Diğer taraftan çok az işlenen fakat okuyucunun ciddi ciddi meraklanmasını sağlayan başka bir unsur daha var romanda: Bir cinayet davası. Karısını öldürmekle suçlanan fakat kanıtlayamasa da masum olduğunu iddia eden zengin bir adam. Sokakta sanık avukatının yani Tim’in karşısına çıkan ve müvekkilinin suçsuz olduğunu iddia ettikten hatta cinayet silahını gösterdikten sonra ortadan kaybolan ve bir türlü bulunamayan meçhul bir adam. Ve bu yan hikayenin asıl hikayeye etkisi ve dramatik bir son. Şimdi yine yazarken düşündüm de bu yan hikayeden yola çıkarak kitabın bir açıdan polisiye olduğunu varsayabiliriz.
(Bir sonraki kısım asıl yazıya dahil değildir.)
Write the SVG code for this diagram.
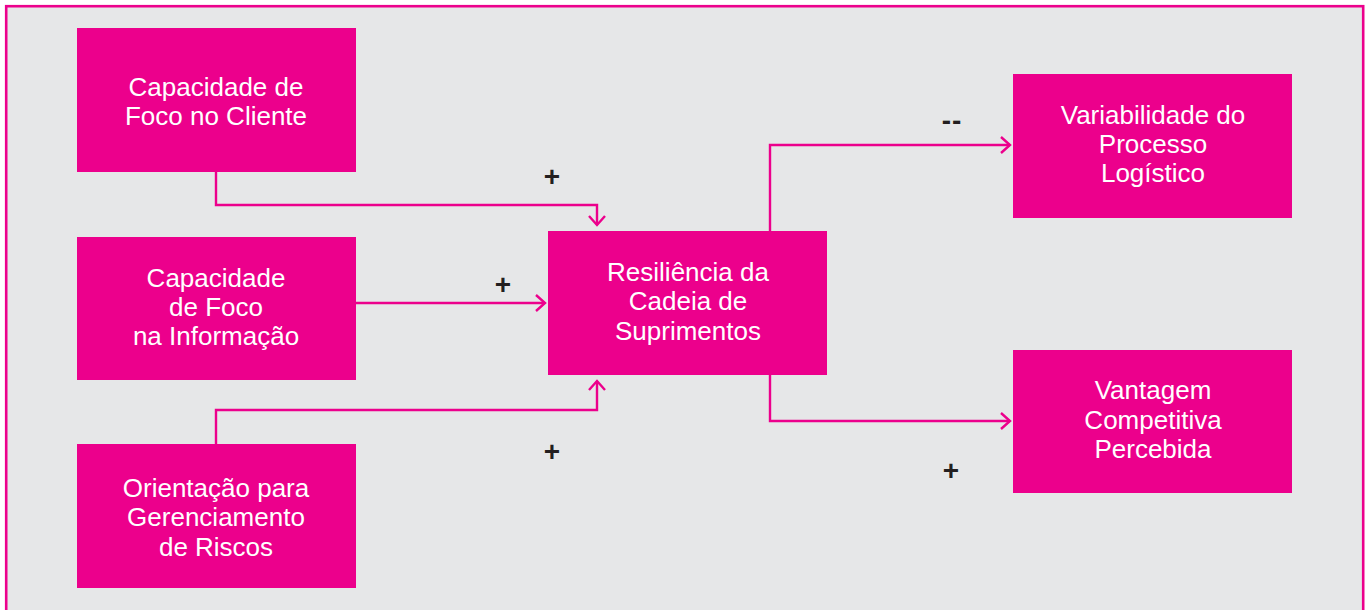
<svg xmlns="http://www.w3.org/2000/svg" width="1367" height="610" viewBox="0 0 1367 610">
<style>
.box{fill:#ec008c}
.t{font-family:"Liberation Sans",Arial,sans-serif;font-size:26px;fill:#ffffff;text-anchor:middle}
.s{font-family:"Liberation Sans",Arial,sans-serif;font-size:28px;font-weight:bold;fill:#231f20;text-anchor:middle}
.c{fill:none;stroke:#ec008c;stroke-width:2.4;marker-end:url(#a)}
</style>
<defs>
<marker id="a" viewBox="-12 -10 14 20" markerWidth="14" markerHeight="20" refX="0" refY="0" orient="auto" markerUnits="userSpaceOnUse">
<path d="M-9,-8 L0,0 L-9,8" fill="none" stroke="#ec008c" stroke-width="2.4"/>
</marker>
</defs>
<rect x="0" y="0" width="1367" height="610" fill="#ffffff"/>
<rect x="6.2" y="6.2" width="1357" height="620" fill="#e6e7e8" stroke="#ec008c" stroke-width="2.6"/>
<g id="connectors">
<path class="c" d="M216,172 V205 H597 V225"/>
<path class="c" d="M356,303 H545"/>
<path class="c" d="M216,444 V410 H597 V381"/>
<path class="c" d="M770,231 V145 H1010"/>
<path class="c" d="M770,375 V421 H1010"/>
</g>
<g id="signs">
<text class="s" x="552" y="186">+</text>
<text class="s" x="503" y="294">+</text>
<text class="s" x="552" y="461">+</text>
<text class="s" x="951" y="480">+</text>
<text class="s" x="952" y="130" letter-spacing="1">--</text>
</g>
<g id="n1">
<rect class="box" x="77" y="28" width="279" height="144"/>
<text class="t" x="216" y="96">Capacidade de</text>
<text class="t" x="216" y="125">Foco no Cliente</text>
</g>
<g id="n2">
<rect class="box" x="77" y="237" width="279" height="143"/>
<text class="t" x="216" y="287">Capacidade</text>
<text class="t" x="216" y="316">de Foco</text>
<text class="t" x="216" y="345">na Informação</text>
</g>
<g id="n3">
<rect class="box" x="77" y="444" width="279" height="144"/>
<text class="t" x="216" y="497">Orientação para</text>
<text class="t" x="216" y="526">Gerenciamento</text>
<text class="t" x="216" y="556">de Riscos</text>
</g>
<g id="n4">
<rect class="box" x="548" y="231" width="279" height="144"/>
<text class="t" x="688" y="281">Resiliência da</text>
<text class="t" x="688" y="310">Cadeia de</text>
<text class="t" x="688" y="340">Suprimentos</text>
</g>
<g id="n5">
<rect class="box" x="1013" y="74" width="279" height="144"/>
<text class="t" x="1153" y="124">Variabilidade do</text>
<text class="t" x="1153" y="153">Processo</text>
<text class="t" x="1153" y="182">Logístico</text>
</g>
<g id="n6">
<rect class="box" x="1013" y="350" width="279" height="143"/>
<text class="t" x="1153" y="399">Vantagem</text>
<text class="t" x="1153" y="429">Competitiva</text>
<text class="t" x="1153" y="458">Percebida</text>
</g>
</svg>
Demek ki başlangıçta polisiye roman okuyacağımı zannederken yanılmamışım!

Son olarak Joshua Ferris’in ağzından da kendi romanı hakkında bir şeyler duyalım bakalım ne demiş:

“Bilinmeyen, bir kara bilimkurgu gibi başlarken bambaşka bir hal alan bir kitap. Aslında büyük bir aşk, sevgi romanı. Tim’in hastalığı, işkolikliği, idealleri, hastalığının aldığı boyut derken bambaşka bir yere varıyor roman. Bilinmeyen en sonunda sıradışı bir evlilik portresi çiziyor, bütün olumsuzluklar ve engeller karşısında duran bir aşk öyküsü anlatıyor.”